Most of the power armor is somewhat random, and only rarely do you find a complete set. It is also somewhat leveled (X-01>60>51>45, generally speaking). You can google for a map of all the locations, but eventually you’ll be swimming in power armor. An easy one to get early on, aside from the one you get in Concord:
Head east from Tenpines Bluff, down the hill (the second settlement, not counting Red Rocket). You’ll hit some train tracks. Find the abandoned train.
Not a great idea to leave power armor lying around for settlers, they’ll leave it in weird places. They will only steal them if you leave a core inside.
They can leave it wherever they want. I think I use the cores to level potting benches in my greenhouse. I collect the frames because the game keeps throwing them my way, and because I have an impulse to collect stuff, but the only time I’ve actually used one is in the mission that compels you to. When I find a frame, I hop in it long enough to fast-travel home and drop it off at the workshop. I repair and upgraded pieces when I find better stuff, but I don’t use it.
In the back of my head, I think of it as my character refitting equipment for the Minutemen to use, so they don’t have to keep calling on me to handle everything personally.
I’m a sneaky sniper for my first playthrough.

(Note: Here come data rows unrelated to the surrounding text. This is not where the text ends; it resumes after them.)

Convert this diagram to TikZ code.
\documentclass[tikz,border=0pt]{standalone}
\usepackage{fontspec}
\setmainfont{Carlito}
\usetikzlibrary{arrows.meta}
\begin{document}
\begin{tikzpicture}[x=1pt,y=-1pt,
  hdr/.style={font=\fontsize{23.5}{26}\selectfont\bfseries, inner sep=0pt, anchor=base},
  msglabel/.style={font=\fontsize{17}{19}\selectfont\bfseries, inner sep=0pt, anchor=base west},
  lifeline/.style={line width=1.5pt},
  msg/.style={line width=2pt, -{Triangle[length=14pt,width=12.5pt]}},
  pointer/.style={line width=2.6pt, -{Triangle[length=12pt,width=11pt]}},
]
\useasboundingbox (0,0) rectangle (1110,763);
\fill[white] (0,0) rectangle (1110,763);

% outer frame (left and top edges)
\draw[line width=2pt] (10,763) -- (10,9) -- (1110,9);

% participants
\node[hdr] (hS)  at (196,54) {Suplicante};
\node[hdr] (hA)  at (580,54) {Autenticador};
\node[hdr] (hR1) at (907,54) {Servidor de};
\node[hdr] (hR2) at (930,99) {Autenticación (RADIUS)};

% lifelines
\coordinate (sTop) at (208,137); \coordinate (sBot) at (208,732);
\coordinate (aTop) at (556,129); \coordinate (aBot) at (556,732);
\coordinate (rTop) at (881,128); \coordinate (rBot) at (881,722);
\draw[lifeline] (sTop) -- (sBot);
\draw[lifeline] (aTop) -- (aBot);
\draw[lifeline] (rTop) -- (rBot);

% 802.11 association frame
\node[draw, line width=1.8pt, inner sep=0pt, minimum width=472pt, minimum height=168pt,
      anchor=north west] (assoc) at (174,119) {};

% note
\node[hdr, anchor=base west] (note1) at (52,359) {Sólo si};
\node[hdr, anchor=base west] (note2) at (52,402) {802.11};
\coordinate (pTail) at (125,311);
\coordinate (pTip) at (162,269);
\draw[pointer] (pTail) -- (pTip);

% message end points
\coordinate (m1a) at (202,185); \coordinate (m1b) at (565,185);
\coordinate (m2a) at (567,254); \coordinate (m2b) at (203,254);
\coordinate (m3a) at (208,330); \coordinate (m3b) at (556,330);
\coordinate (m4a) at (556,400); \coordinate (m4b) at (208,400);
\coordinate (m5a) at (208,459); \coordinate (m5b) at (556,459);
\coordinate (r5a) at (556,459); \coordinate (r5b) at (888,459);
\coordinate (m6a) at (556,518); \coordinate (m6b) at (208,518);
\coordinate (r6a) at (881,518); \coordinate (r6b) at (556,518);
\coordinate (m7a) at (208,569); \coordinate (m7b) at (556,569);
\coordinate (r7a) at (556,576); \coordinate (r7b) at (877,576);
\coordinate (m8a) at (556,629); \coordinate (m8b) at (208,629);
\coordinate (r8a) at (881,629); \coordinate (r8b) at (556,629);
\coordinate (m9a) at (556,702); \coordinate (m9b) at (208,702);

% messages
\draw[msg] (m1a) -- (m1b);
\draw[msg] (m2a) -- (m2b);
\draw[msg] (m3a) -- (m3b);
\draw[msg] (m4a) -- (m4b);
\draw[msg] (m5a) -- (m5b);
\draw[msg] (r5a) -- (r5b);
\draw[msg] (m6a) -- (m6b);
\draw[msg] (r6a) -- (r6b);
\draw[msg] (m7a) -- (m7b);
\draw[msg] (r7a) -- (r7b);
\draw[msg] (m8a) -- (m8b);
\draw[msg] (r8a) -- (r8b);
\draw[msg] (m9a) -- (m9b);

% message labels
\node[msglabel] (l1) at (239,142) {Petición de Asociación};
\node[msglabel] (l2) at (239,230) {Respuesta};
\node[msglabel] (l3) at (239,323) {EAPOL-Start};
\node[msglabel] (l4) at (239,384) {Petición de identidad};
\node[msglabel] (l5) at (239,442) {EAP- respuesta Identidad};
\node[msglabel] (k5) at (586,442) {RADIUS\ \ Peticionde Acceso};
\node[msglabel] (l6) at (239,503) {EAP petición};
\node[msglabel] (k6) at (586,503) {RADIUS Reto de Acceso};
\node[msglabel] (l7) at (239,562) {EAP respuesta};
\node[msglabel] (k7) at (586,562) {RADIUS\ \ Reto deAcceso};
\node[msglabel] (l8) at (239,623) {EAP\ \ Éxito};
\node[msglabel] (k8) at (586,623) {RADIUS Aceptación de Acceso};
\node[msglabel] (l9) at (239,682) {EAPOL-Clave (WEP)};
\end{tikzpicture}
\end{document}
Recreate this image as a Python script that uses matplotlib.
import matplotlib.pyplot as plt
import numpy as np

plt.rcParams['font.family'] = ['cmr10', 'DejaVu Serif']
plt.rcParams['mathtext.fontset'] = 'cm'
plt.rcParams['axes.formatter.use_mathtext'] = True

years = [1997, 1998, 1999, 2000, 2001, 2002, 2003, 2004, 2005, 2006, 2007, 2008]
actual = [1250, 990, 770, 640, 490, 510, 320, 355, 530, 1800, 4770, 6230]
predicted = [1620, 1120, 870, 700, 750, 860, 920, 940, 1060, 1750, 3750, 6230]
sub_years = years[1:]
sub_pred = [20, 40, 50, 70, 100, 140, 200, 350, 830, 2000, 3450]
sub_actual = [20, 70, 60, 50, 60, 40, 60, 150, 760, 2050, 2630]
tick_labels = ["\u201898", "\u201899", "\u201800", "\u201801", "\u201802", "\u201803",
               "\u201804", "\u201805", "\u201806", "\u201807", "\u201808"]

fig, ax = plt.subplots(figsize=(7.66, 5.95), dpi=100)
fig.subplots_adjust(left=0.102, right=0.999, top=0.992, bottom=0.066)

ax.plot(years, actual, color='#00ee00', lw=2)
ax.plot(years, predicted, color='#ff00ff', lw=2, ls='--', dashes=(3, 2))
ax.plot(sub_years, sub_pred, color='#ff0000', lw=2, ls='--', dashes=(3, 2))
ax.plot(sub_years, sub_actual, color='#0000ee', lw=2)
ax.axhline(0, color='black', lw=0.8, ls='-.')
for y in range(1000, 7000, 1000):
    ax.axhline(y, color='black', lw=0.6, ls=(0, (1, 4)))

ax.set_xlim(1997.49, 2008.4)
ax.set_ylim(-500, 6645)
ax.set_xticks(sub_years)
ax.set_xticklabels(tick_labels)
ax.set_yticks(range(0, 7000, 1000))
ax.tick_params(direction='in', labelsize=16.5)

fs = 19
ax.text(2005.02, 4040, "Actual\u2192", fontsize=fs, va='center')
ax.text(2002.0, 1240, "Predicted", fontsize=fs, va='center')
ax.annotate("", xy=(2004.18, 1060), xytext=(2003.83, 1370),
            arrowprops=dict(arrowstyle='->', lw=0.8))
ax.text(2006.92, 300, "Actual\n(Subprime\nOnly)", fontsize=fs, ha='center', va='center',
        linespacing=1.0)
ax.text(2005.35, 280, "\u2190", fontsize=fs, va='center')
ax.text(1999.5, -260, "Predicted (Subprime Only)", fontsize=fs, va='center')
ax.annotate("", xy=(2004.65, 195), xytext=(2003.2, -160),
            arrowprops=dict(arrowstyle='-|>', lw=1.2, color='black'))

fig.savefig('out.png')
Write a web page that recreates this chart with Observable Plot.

I have three different sniper rifles: a .308, a .45, and a .50. Any ammo not one of those or 5mm usually gets sold off.
I do a fair amount of sniping, because it helps keep annoying companion shenanigans to a minimum. After I pick off the easy ones and mark as many as I can with a scope, though, I close in for ninja action. It’s just ridiculously deadly with the right perks and weapons, and you can get one of the best melee weapons super early.
I do keep some other guns equipped, though. I have a silenced 10mm for taking out spotlights and some “novelty” guns that I like to play with occasionally, like the Junk Jet and the Cryolator. As with its predecessor, it’s fun to load the Junk Jet with wacky stuff and go to town. I currently have it loaded with Pre-War Money, so I can actually shoot money at problems, rather than just throwing it. I also like loading it with teddy bears, for the sheer humiliation factor.
I find that once you get Overseer’s Guardian, you can kind of stop bothering with any other weapon. Apparently, other legendary weapons with the two-bullet feature have holy-shitballs recoil, but the Overseer’s Guardian doesn’t. So, you can build it up as a sniper’s weapon, and it’s still pretty handy in close quarters, desperately spamming the trigger until nothing is killing you anymore. So I don’t even carry a combat shotgun anymore.
Not all that far in yet. Only level 30 and just about to start tracking Kellogg.
Picked up the .45 rifle off somebody I killed and added a large capacity magazine. Fires fast and the extra capacity makes it good for close quarters as well. For really close quarters, I have an incendiary .45 automatic rifle and the Broadsider if speed isn’t an issue.
I bought the Last Minute gauss rifle from what’s-her-name at The Castle. I carry it everywhere, just in case. It’s my go-to weapon for when I absolutely, positively must take down whatever comes at me. Upgrading it, and combining it with rifle shooty perks makes it a truly badass weapon.
The most badass weapon I ever found in the game, bar none, was a simple explosive shotgun found early on and upgraded along the way. I called it my Boom Stick, and I never found anything that took it more than 3 shots to kill.
The “Vault Tech” DLC went live a couple nights ago, which introduces Vault 88. The patch notes state that it will unlock in game when you hit level 20. I have cleared the above ground area, and it looks like there are extensive underground areas to look through (and eventually build settlement stuff in).
For new recipes, so far, I saw some “vault” style passageway and room pieces.
I’d like to see a standalone expansion in which one plays a raider from beginning to end. A Quincy Gunner recruit starting right after Preston and his band of refugees escape, for example.
It’s going to be a while before I explore Nuka World itself. I’ve just started a new character, as I now have a world which presumably won’t change any further around them. Especially as the PS4 doesn’t offer modding.
I’m still hung up on Deus Ex: Mankind Divided. It’s a shame that for clarity I have to type all that. We should give a nickname, like maybe DeXMud. No, then people will think it’s a Multi User Dungeon. How about DEManDive?
Anyway, who knows when I’ll get around to dicking around in Nuka World. But in the meantime, I’ve got a character level 60 or so who has hardly touched the main story line.
OK, I’m playing Nuka World and I think it’s a lot of fun. Then agin, when it comes to video games, I’m easily amused.
I have a squirt gun now! It squirts water, and does zero damage!
The new map is much more involved than I expected. I am still on my original play through, so I’m like level 150 with every perk I could need, so even the new baddies aren’t too imposing. But I would think that a new playthrough from the beginning with Nuka World, Far Harbor, Vault Tec, Automotron etc. all active would would be interesting and very, very big.